Pros and cons of bill consolidation loans

When you owe money to multiple creditors, it can prove difficult to manage your debt obligations. Bill consolidation loans help to simplify your finances because you'll be making just the one repayment each month. This means that you're unlikely to default on the agreement and damage your credit rating. Just to make sure that there aren't any problems, you can pay by direct debit.

If you have sufficient disposable income, you can reduce the term of your loan for bill consolidation. This will mean that you'll pay substantially less cumulative interest. Contrarily, if you are struggling with respect to affordability, you can increase the repayment term. Spreading the cost of borrowing over longer will reduce how much you need to pay your creditors each month.

You're likely to find that consolidating bills enables you to pay off your credit obligations sooner. For example, credit card debt is a form of revolving debt because it has no defined term. In theory, it could continue for the remainder of your life, but you could pay it off in x years time with a debt consolidation loan. The danger is that you use the money to clear your charge cards, leave them open, spend additional money and end up in more debt than when you originally started.

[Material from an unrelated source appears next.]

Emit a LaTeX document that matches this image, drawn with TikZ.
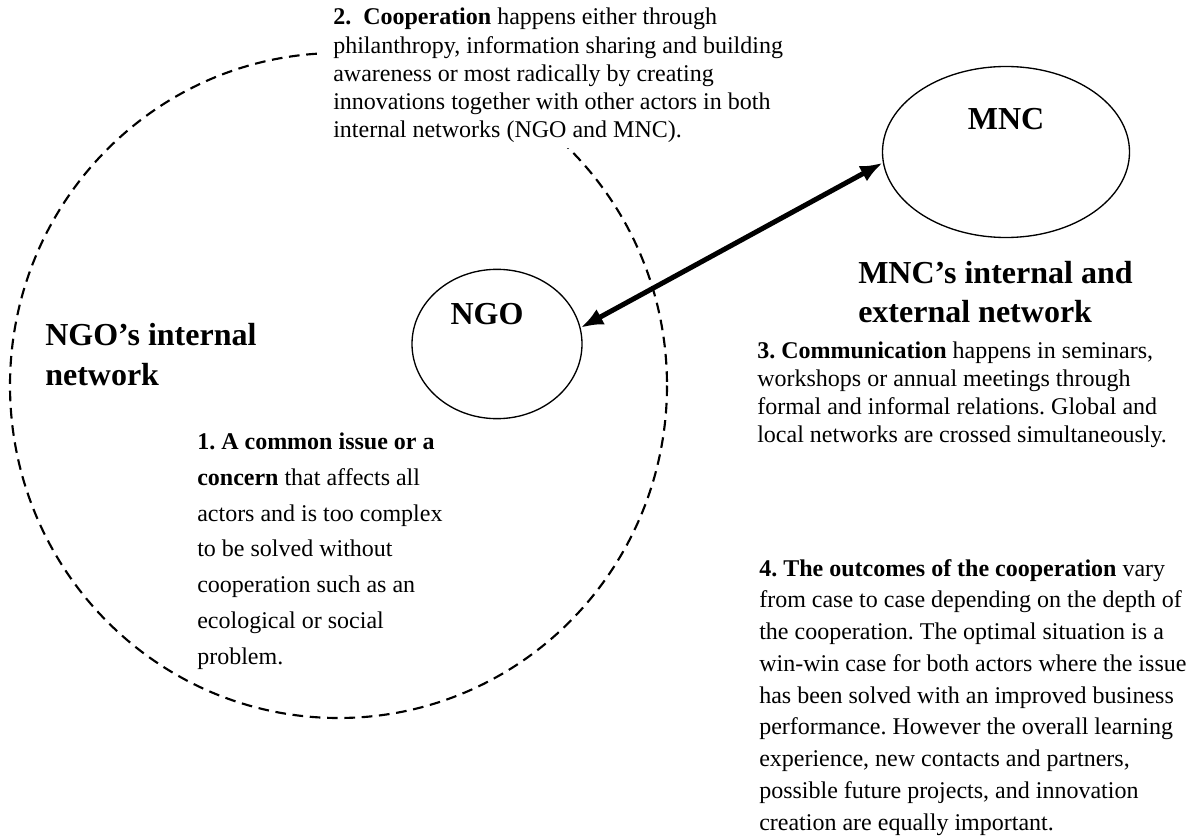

If you've experienced problems with your credit in the past, you'll find that the cost of borrowing is significantly higher. This is because past indiscretions are recorded by credit reference agencies for the next 6 years. Serious credit issues may mean that you're unable to get approval for a loan without the provision of collateral. If you use the equity in your home to secure a loan and default on the terms of the agreement, you could find that your home is repossessed.